SOLUTION, INNOVATION, AND IMPACT

Mi Voto Cuenta was developed for the first time as a campaign in the 2011 Spanish general election. Plena Inclusión España wanted to sensitize society and empower people with intellectual and developmental disabilities and their families about the right to participate in political and public life, and specifically the right to vote and stand for election.

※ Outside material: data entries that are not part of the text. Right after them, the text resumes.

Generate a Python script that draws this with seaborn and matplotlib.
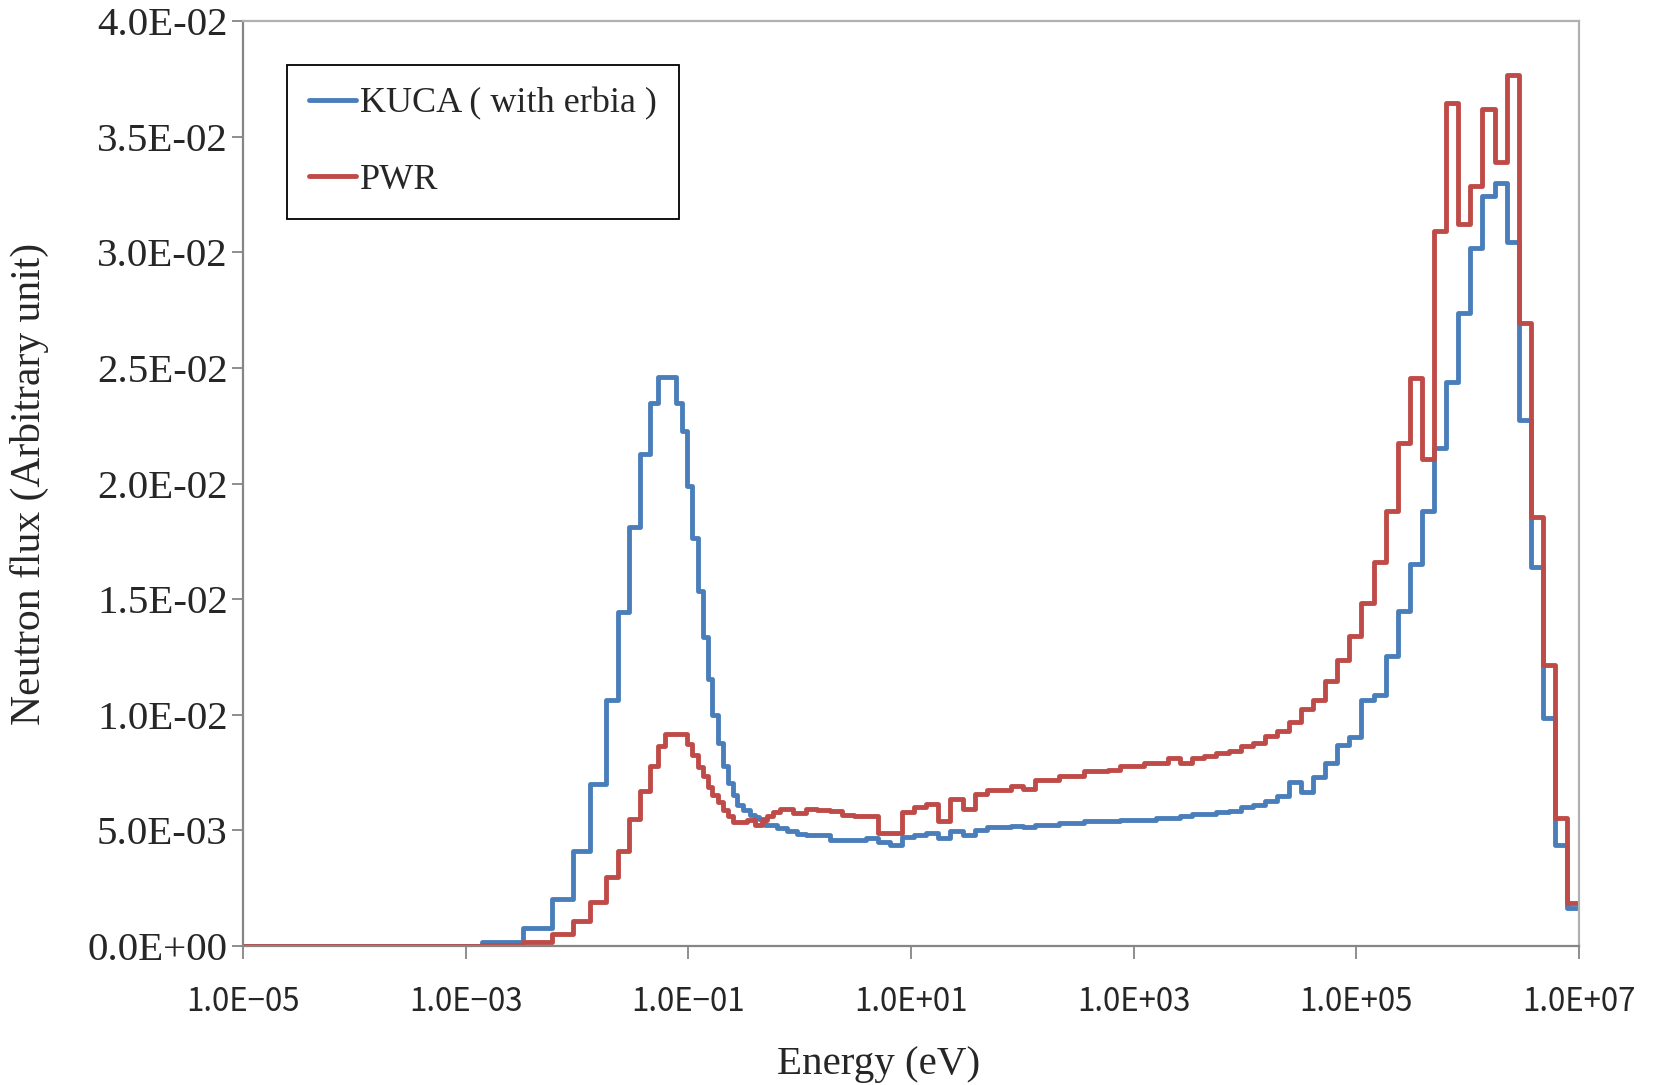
import numpy as np
import pandas as pd
import matplotlib
matplotlib.use("Agg")
import matplotlib.pyplot as plt
from matplotlib.ticker import FixedLocator, FuncFormatter, NullLocator
import seaborn as sns

# Energy group boundaries (eV), ascending
energy_edges = [
    1.0e-5, 1.4e-3, 3.3e-3, 5.9e-3, 9.2e-3, 1.30e-2, 1.82e-2, 2.33e-2, 2.94e-2,
    3.67e-2, 4.51e-2, 5.35e-2, 6.10e-2, 6.80e-2, 7.74e-2, 8.70e-2, 9.70e-2,
    0.108, 0.122, 0.136, 0.149, 0.162, 0.186, 0.206, 0.228, 0.253, 0.275,
    0.311, 0.334, 0.357, 0.396, 0.430, 0.455, 0.488, 0.505, 0.579, 0.621,
    0.665, 0.764, 0.877, 0.940,
    1.13, 1.44, 1.86, 2.38, 3.06, 3.93, 5.04, 6.48, 8.32, 10.7, 13.7, 17.6,
    22.6, 29.0, 37.3, 47.9, 61.4, 78.9, 101.0, 130.0, 167.0, 214.0, 275.0,
    354.0, 454.0, 583.0, 749.0, 961.0, 1.23e3, 1.58e3, 2.03e3, 2.61e3, 3.35e3,
    4.31e3, 5.53e3, 7.10e3, 9.12e3, 1.17e4, 1.50e4, 1.93e4, 2.48e4, 3.18e4,
    4.09e4, 5.25e4, 6.74e4, 8.65e4, 1.11e5, 1.43e5, 1.83e5, 2.35e5, 3.02e5,
    3.88e5, 4.98e5, 6.39e5, 8.21e5, 1.05e6, 1.35e6, 1.74e6, 2.23e6, 2.87e6,
    3.68e6, 4.72e6, 6.07e6, 7.79e6, 1.00e7,
]

# Group flux, KUCA core with erbia (one value per group)
flux_kuca = [
    0.0, 0.00017, 0.0008, 0.00202, 0.00411, 0.0070, 0.01066, 0.01443, 0.01814,
    0.02128, 0.02347, 0.0246, 0.0246, 0.0246, 0.02347, 0.02226, 0.0199,
    0.01766, 0.01537, 0.01335, 0.01153, 0.0100, 0.0088, 0.0078, 0.00705,
    0.00654, 0.00611, 0.0059, 0.0059, 0.00568, 0.0056, 0.00549, 0.00549,
    0.00525, 0.00525, 0.00525, 0.0051, 0.0051, 0.00496, 0.00496, 0.00485,
    0.00479, 0.00479, 0.0046, 0.0046, 0.0046, 0.00467, 0.0045, 0.00438,
    0.00471, 0.00482, 0.00489, 0.00467, 0.00496, 0.00482, 0.00503, 0.00513,
    0.00513, 0.0052, 0.00513, 0.00525, 0.00525, 0.00532, 0.00532, 0.00539,
    0.00539, 0.00539, 0.00546, 0.00546, 0.00546, 0.00554, 0.00554, 0.00561,
    0.00571, 0.00571, 0.00578, 0.00585, 0.00601, 0.0061, 0.00628, 0.0065,
    0.00709, 0.00664, 0.00731, 0.00791, 0.0087, 0.00904, 0.01065, 0.01084,
    0.01252, 0.01447, 0.01653, 0.01882, 0.02153, 0.02437, 0.02737, 0.0302,
    0.03245, 0.03301, 0.03046, 0.02276, 0.01641, 0.00986, 0.00438, 0.00165,
]

# Group flux, PWR
flux_pwr = [
    0.0, 0.00006, 0.00017, 0.0005, 0.0011, 0.0019, 0.0030, 0.0041, 0.0055,
    0.0067, 0.0078, 0.00863, 0.00918, 0.00918, 0.00918, 0.00918, 0.00875,
    0.00827, 0.00774, 0.00734, 0.00688, 0.00654, 0.00621, 0.0059, 0.00561,
    0.00535, 0.00535, 0.00535, 0.00543, 0.00543, 0.00525, 0.00525, 0.00546,
    0.00546, 0.00561, 0.00578, 0.00578, 0.00593, 0.00593, 0.00575, 0.00575,
    0.00593, 0.0059, 0.00582, 0.00568, 0.00561, 0.00561, 0.00489, 0.00489,
    0.00578, 0.006, 0.00616, 0.00539, 0.00636, 0.00594, 0.00657, 0.00676,
    0.00676, 0.00693, 0.00679, 0.00719, 0.00719, 0.00734, 0.00734, 0.00755,
    0.00755, 0.00762, 0.00777, 0.00777, 0.00791, 0.00791, 0.00813, 0.00791,
    0.00813, 0.0082, 0.00835, 0.00842, 0.00863, 0.00878, 0.00909, 0.00931,
    0.00967, 0.01025, 0.01062, 0.01144, 0.01235, 0.01339, 0.01483, 0.01659,
    0.01882, 0.02177, 0.02456, 0.02106, 0.0309, 0.03647, 0.03121, 0.03287,
    0.03618, 0.03392, 0.03767, 0.02696, 0.01857, 0.01216, 0.00554, 0.00186,
]

series_names = ["KUCA ( with erbia )", "PWR"]
series_colors = ["#4A7EBB", "#BE4B48"]

x_ticks = [1e-5, 1e-3, 1e-1, 1e1, 1e3, 1e5, 1e7]
y_ticks = [0.0, 0.005, 0.01, 0.015, 0.02, 0.025, 0.03, 0.035, 0.04]


def step_frame(edges, values, name):
    # left edge of each group, plus the top boundary holding the last value
    x = list(edges[:-1]) + [edges[-1]]
    y = list(values) + [values[-1]]
    return pd.DataFrame({"Energy": x, "Flux": y, "Core": name})


df = pd.concat([
    step_frame(energy_edges, flux_kuca, series_names[0]),
    step_frame(energy_edges, flux_pwr, series_names[1]),
], ignore_index=True)

sns.set_theme(style="white")
plt.rcParams["font.family"] = ["Liberation Serif", "DejaVu Serif"]

fig = plt.figure(figsize=(16.58, 10.85), dpi=100)
ax = fig.add_axes([0.1466, 0.1281, 0.8058, 0.8525])

sns.lineplot(
    data=df, x="Energy", y="Flux", hue="Core",
    hue_order=series_names, palette=series_colors,
    drawstyle="steps-post", linewidth=3.5, estimator=None,
    sort=False, ax=ax,
)

ax.set_xscale("log")
ax.set_xlim(1e-5, 1e7)
ax.set_ylim(0, 0.04)

ax.xaxis.set_major_locator(FixedLocator(x_ticks))
ax.xaxis.set_minor_locator(NullLocator())
ax.xaxis.set_major_formatter(
    FuncFormatter(lambda v, p: f"{v:.1E}".replace("-", "\u2212")))
ax.yaxis.set_major_locator(FixedLocator(y_ticks))
ax.yaxis.set_major_formatter(FuncFormatter(lambda v, p: f"{v:.1E}"))

for lab in ax.get_xticklabels():
    lab.set_family(["Noto Sans CJK JP", "DejaVu Sans"])
    lab.set_fontsize(22.5)
for lab in ax.get_yticklabels():
    lab.set_fontsize(29.5)

ax.tick_params(axis="x", which="major", direction="out", length=9,
               width=1.3, color="#868686", pad=20, bottom=True)
ax.tick_params(axis="y", which="major", direction="out", length=8,
               width=1.3, color="#868686", pad=3, left=True)

for side in ["left", "bottom"]:
    ax.spines[side].set_color("#868686")
    ax.spines[side].set_linewidth(1.6)
for side in ["top", "right"]:
    ax.spines[side].set_color("#B0B0B0")
    ax.spines[side].set_linewidth(1.6)

ax.set_xlabel("Energy (eV)", fontsize=29.5)
ax.xaxis.set_label_coords(0.476, -0.108)
ax.set_ylabel("Neutron flux (Arbitrary unit)", fontsize=30)
ax.yaxis.set_label_coords(-0.145, 0.5)

leg = ax.legend(
    loc="upper left", bbox_to_anchor=(0.0326, 0.953), borderaxespad=0,
    fontsize=26, frameon=True, fancybox=False, framealpha=1,
    edgecolor="black", handlelength=1.3, handletextpad=0.1,
    labelspacing=1.2, borderpad=0.62, title=None,
)
leg.get_frame().set_linewidth(1.3)
for line in leg.get_lines():
    line.set_linewidth(3.5)

fig.savefig("out.png", dpi=100, facecolor="white")
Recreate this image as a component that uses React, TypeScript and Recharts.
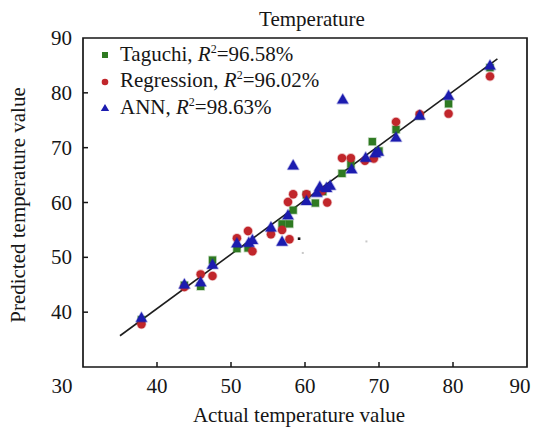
import React from 'react';
import { ScatterChart, Scatter, XAxis, YAxis, ReferenceLine, ReferenceArea, Legend } from 'recharts';

const FONT = '"Liberation Serif", "Times New Roman", Tinos, "DejaVu Serif", serif';
const INK = '#161616';

// Axis ticks
const xTicks = [30, 40, 50, 60, 70, 80, 90];
const yTicks = [40, 50, 60, 70, 80, 90];

// Series: [actual, predicted]
const taguchiPoints: [number, number][] = [
  [37.9, 38.6], [43.7, 44.9], [45.9, 44.7], [47.5, 49.5], [50.8, 51.6], [52.3, 51.7],
  [56.9, 56.1], [57.9, 56.1], [58.4, 58.6], [60.2, 61.4], [61.4, 59.9], [62.4, 62.0],
  [65.0, 65.3], [66.2, 67.0], [69.1, 71.1], [70.0, 69.4], [72.3, 73.3], [75.5, 75.8],
  [79.4, 78.0], [85.0, 84.6],
];
const regressionPoints: [number, number][] = [
  [37.9, 37.8], [43.7, 44.6], [45.9, 46.9], [47.5, 46.6], [50.8, 53.5], [52.3, 54.8],
  [52.9, 51.1], [55.4, 54.2], [56.9, 55.0], [57.9, 53.3], [57.7, 60.1], [58.4, 61.5],
  [60.2, 61.5], [63.0, 60.0], [62.3, 62.1], [65.0, 68.1], [66.2, 68.1], [68.1, 67.6],
  [69.3, 68.0], [72.3, 74.7], [75.5, 76.1], [79.4, 76.2], [85.0, 83.0],
];
const annPoints: [number, number][] = [
  [37.9, 39.0], [43.7, 45.1], [45.9, 45.5], [47.5, 48.7], [50.8, 52.6], [52.4, 52.7],
  [52.9, 53.2], [55.4, 55.5], [56.9, 52.9], [57.7, 57.7], [58.4, 66.8], [60.2, 60.3],
  [61.6, 61.8], [62.0, 62.9], [62.9, 62.7], [63.4, 63.1], [65.1, 78.8], [66.3, 66.1],
  [68.2, 68.2], [69.5, 69.0], [69.9, 69.3], [72.3, 71.9], [75.5, 75.9], [79.4, 79.5],
  [85.0, 85.0],
];
const strayDark: [number, number][] = [[59.2, 53.4]];
const strayLight: [number, number][] = [[68.3, 52.9], [59.7, 50.8]];

// Fitted line endpoints
const fitLine = [
  { x: 35, y: 35.7 },
  { x: 86, y: 86.2 },
];

const seriesNames = ['Taguchi', 'Regression', 'ANN'];
const seriesR2 = ['96.58', '96.02', '98.63'];

const GREEN = '#2f7a22';
const RED = '#c1262b';
const BLUE = '#1c1caf';

const toData = (pts: [number, number][]) => pts.map(([x, y]) => ({ x, y }));

const SquareShape = (p: any) => (
  <rect x={p.cx - 3.6} y={p.cy - 3.6} width={7.2} height={7.2} fill={GREEN}
    stroke={GREEN} strokeOpacity={0.3} strokeWidth={1.6} />
);
const CircleShape = (p: any) => (
  <circle cx={p.cx} cy={p.cy} r={4.2} fill={RED} stroke={RED} strokeOpacity={0.3} strokeWidth={1.6} />
);
const TriangleShape = (p: any) => (
  <polygon
    points={`${p.cx},${p.cy - 5.6} ${p.cx - 5.6},${p.cy + 4.2} ${p.cx + 5.6},${p.cy + 4.2}`}
    fill={BLUE} stroke={BLUE} strokeOpacity={0.3} strokeWidth={1.6} strokeLinejoin="round" />
);
const DarkDot = (p: any) => <rect x={p.cx - 1.3} y={p.cy - 1.3} width={2.6} height={2.6} fill="#111" />;
const LightDot = (p: any) => <rect x={p.cx - 1} y={p.cy - 1} width={2} height={2} fill="#c8c8c8" />;

const XTick = (props: any) => {
  const { x, y, payload } = props;
  const v = payload.value;
  const shift = v === 30 ? -21 : v === 90 ? -7 : 0;
  return (
    <g>
      {v > 30 && v < 90 && (
        <line x1={x} x2={x} y1={y} y2={y - 5} stroke={INK} strokeWidth={1.5} />
      )}
      <text x={x + shift} y={y + 25.5} textAnchor="middle"
        fontFamily={FONT} fontSize={21} fill={INK}>{v}</text>
    </g>
  );
};

const YTick = (props: any) => {
  const { x, y, payload } = props;
  const v = payload.value;
  return (
    <g>
      {v < 90 && <line x1={x} x2={x + 5} y1={y} y2={y} stroke={INK} strokeWidth={1.5} />}
      <text x={x - 11} y={y + 7} textAnchor="end" fontFamily={FONT} fontSize={21} fill={INK}>{v}</text>
    </g>
  );
};

const legendMarkers = [
  <rect key="s" x={4} y={4} width={6} height={6} fill={GREEN} />,
  <circle key="c" cx={7} cy={7} r={3.3} fill={RED} />,
  <polygon key="t" points="7,3 2.8,10 11.2,10" fill={BLUE} />,
];

const LegendContent = () => (
  <div style={{ fontFamily: FONT, fontSize: 21, color: INK }}>
    {seriesNames.map((name, i) => (
      <div key={name} style={{ height: 26.5, display: 'flex', alignItems: 'center', whiteSpace: 'nowrap' }}>
        <svg width={14} height={14} style={{ marginRight: 8, flex: 'none' }}>{legendMarkers[i]}</svg>
        <span style={{ lineHeight: '26px' }}>
          {name}, <i>R</i>
          <span style={{ fontSize: 12, position: 'relative', top: -8 }}>2</span>={seriesR2[i]}%
        </span>
      </div>
    ))}
  </div>
);

export default function App() {
  return (
    <div style={{ width: 531, height: 419, overflow: 'visible' }}>
      <style>{'.recharts-wrapper, .recharts-surface { overflow: visible !important; }'}</style>
      <ScatterChart width={531} height={419} margin={{ top: 30, right: 12, bottom: 0, left: 0 }}
        style={{ fontFamily: FONT, overflow: 'visible' }}>
        <XAxis type="number" dataKey="x" domain={[30, 90]} ticks={xTicks} interval={0}
          allowDataOverflow axisLine={false} tickLine={false} tickSize={0} tickMargin={0}
          height={60} tick={<XTick />} />
        <YAxis type="number" dataKey="y" domain={[30, 90]} ticks={yTicks} interval={0}
          allowDataOverflow axisLine={false} tickLine={false} tickSize={0} tickMargin={0}
          width={75} tick={<YTick />} />
        <ReferenceArea x1={30} x2={90} y1={30} y2={90} fill="none" fillOpacity={0}
          stroke={INK} strokeWidth={1.7} ifOverflow="visible" />
        <ReferenceLine segment={fitLine} stroke="#1e1e1e" strokeWidth={1.6} ifOverflow="visible" />
        <Scatter name="stray-light" data={toData(strayLight)} shape={LightDot} isAnimationActive={false} legendType="none" />
        <Scatter name="stray-dark" data={toData(strayDark)} shape={DarkDot} isAnimationActive={false} legendType="none" />
        <Scatter name="Taguchi" data={toData(taguchiPoints)} shape={SquareShape} fill={GREEN} isAnimationActive={false} />
        <Scatter name="Regression" data={toData(regressionPoints)} shape={CircleShape} fill={RED} isAnimationActive={false} />
        <Scatter name="ANN" data={toData(annPoints)} shape={TriangleShape} fill={BLUE} isAnimationActive={false} />
        <Legend layout="vertical" align="center" verticalAlign="middle" content={<LegendContent />}
          wrapperStyle={{ left: 90, top: 34, width: 300, height: 'auto' }} />
        <text x={304} y={18} textAnchor="middle" fontFamily={FONT} fontSize={21} fill={INK}>Temperature</text>
        <text x={291} y={414} textAnchor="middle" fontFamily={FONT} fontSize={21} fill={INK}>Actual temperature value</text>
        <text x={17} y={197} textAnchor="middle" fontFamily={FONT} fontSize={21} fill={INK}
          transform="rotate(-90 17 197)">Predicted temperature value</text>
      </ScatterChart>
    </div>
  );
}
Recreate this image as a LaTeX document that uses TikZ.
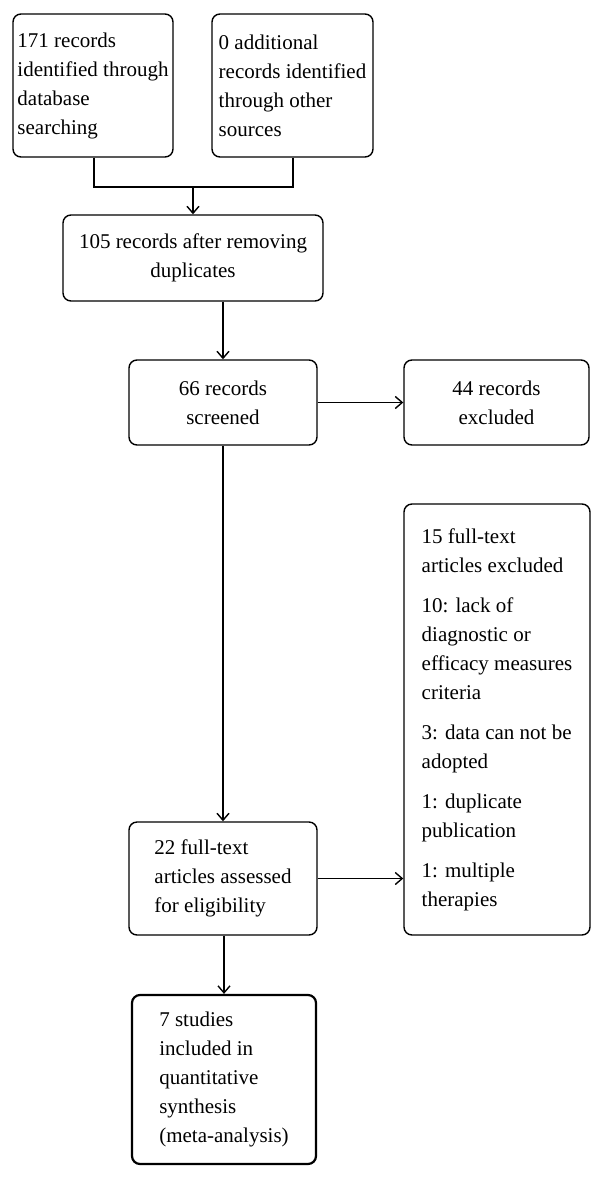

The Mi Voto Cuenta campaign raises awareness by informing people with disabilities about electoral processes and about how to regain their right to vote. The campaign also reaches out to political parties and the legal system to arrange meetings with political groups in all communities of Spain. Further, it conveys the requirements of people with disabilities so as to participate in electoral processes, such as providing easy language political statements, accessible information on how the electoral process works, etc. In addition, Mi Voto Cuenta is lobbying to reveal and publicize cases where the rights of people with disabilities are being violated.
FUNDING, OUTLOOK AND TRANSFERABILITY
Since Mi Voto Cuenta started campaigning during the 2014 European Parliament election, the practice is being applied in all electoral processes in Spain, both at the regional and national level. In addition, the Congress of Deputies, the lower house of Spain’s legislature, successfully supported reform of the existing election law to ensure the vote for people with disabilities.
The campaign mechanism is being used in other European countries as is the adaptation of electoral programmes of various parties into easy language. Finally, Plena Inclusion and other Spanish NGOs lobbied successfully for reform of the national Electoral Law so that some 100,000 people with disabilities can vote in the next European, regional and local elections, in 2019.